Ray Murray retires after 20 years at Tama County Investment Services
Ray Murray Chronicle/John Speer
“Every day was different, every person was different,” is how Ray Murray sums up his past 20 and one-half year career leading Tama County Investment Services for The State Bank of Toledo. His last day on the job was Dec. 19. He will be joining his wife, Char, in retirement – she retired as secretary to the South Tama Middle School principal in May.
Brian Sokol, who has worked along side Murray for the past five years, is now in charge of the bank’s investment division.
Murray admits he was inexperienced when he took the job in 1994. Then, he had recently been made a partner in the Mosebach-Griffin CPA firm in Tama when the offer to start the investment service came.
He said Bill Skow and John Kavalier (the bank’s vice president and president) told him they were thinking of adding investment services which was becoming the trend in Iowa banks then when offering him the job.
“I knew nothing (of the business) at the time,” Murray said. “I was in the investment club at Mosebach’s.”
He credits a long association with Broker Dealer Financial Services Corp., Des Moines, sound advice from Dave Jarvil, a Charles City investment advisor and “a lot of reading” for the success of Tama County investment Services.
Headquartered at the main bank at Broadway and High streets in downtown Toledo, Murray also points to his customer base as a reason for the growth of the operation over the years.
He said some clients wanted him to make their investments using his own judgment, others aimed for specific investment areas such as bonds and lately, preferred stock. “Others would just come in and say “Buy 200 shares of Coke,”” Murray said.
He said “the word of mouth” type of advertising served him well.
Murray, who grew up in Hudson, came from a newspaper family- his late father, Cliff Murray, owned and published The Hudson Herald for 50 years.
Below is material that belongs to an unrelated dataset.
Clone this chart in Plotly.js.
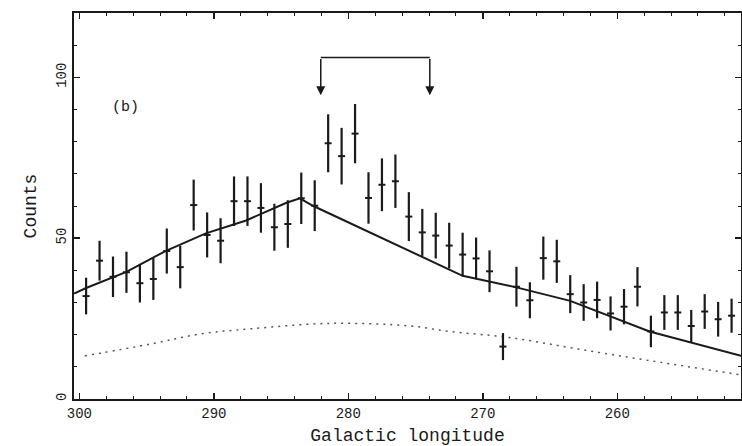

He remembers his first job was in 7th grade serving as the janitor at the newspaper office. While he learned such skills as Linotype operator, he also worked for the City of Hudson in the street department during high school summers.
Then, just 23 days after graduating from Hudson High School, it was off to the U.S. Naval Academy at Annapolis and following graduation, five years on active duty in the U.S. Navy.
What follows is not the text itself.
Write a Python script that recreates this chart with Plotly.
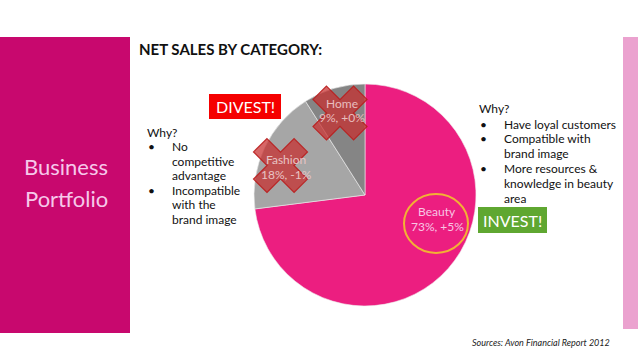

While home on leave he met his future wife, Char.
Upon retiring to Hudson from the Navy, he worked in the newspaper for a year, then, with a partner, went into the bar business for three years. A customer was a certified public accountant and steered Murray toward that profession. He went on to take course work at the University of Northern Iowa in Cedar Falls and became a CPA.
He said he had job offers from certified public accountant firms in Waterloo and Tama and after considering both, he and his wife chose Tama-Toledo.
The Murrays have three children, Erin Eike, Ankeny, Sean, Toledo, and Kate Oberender, Indianola and five grandchildren.
Ray says in retirement they look forward to “having fun.” He admits they already do with annual vacations at a time share in Cancun and taking a yearly cruise. He also mentions golf of which he makes the admission he already has “a bit” of experience playing.
And, there also some plans involving “painting everything” in their home which Char has in mind, he says.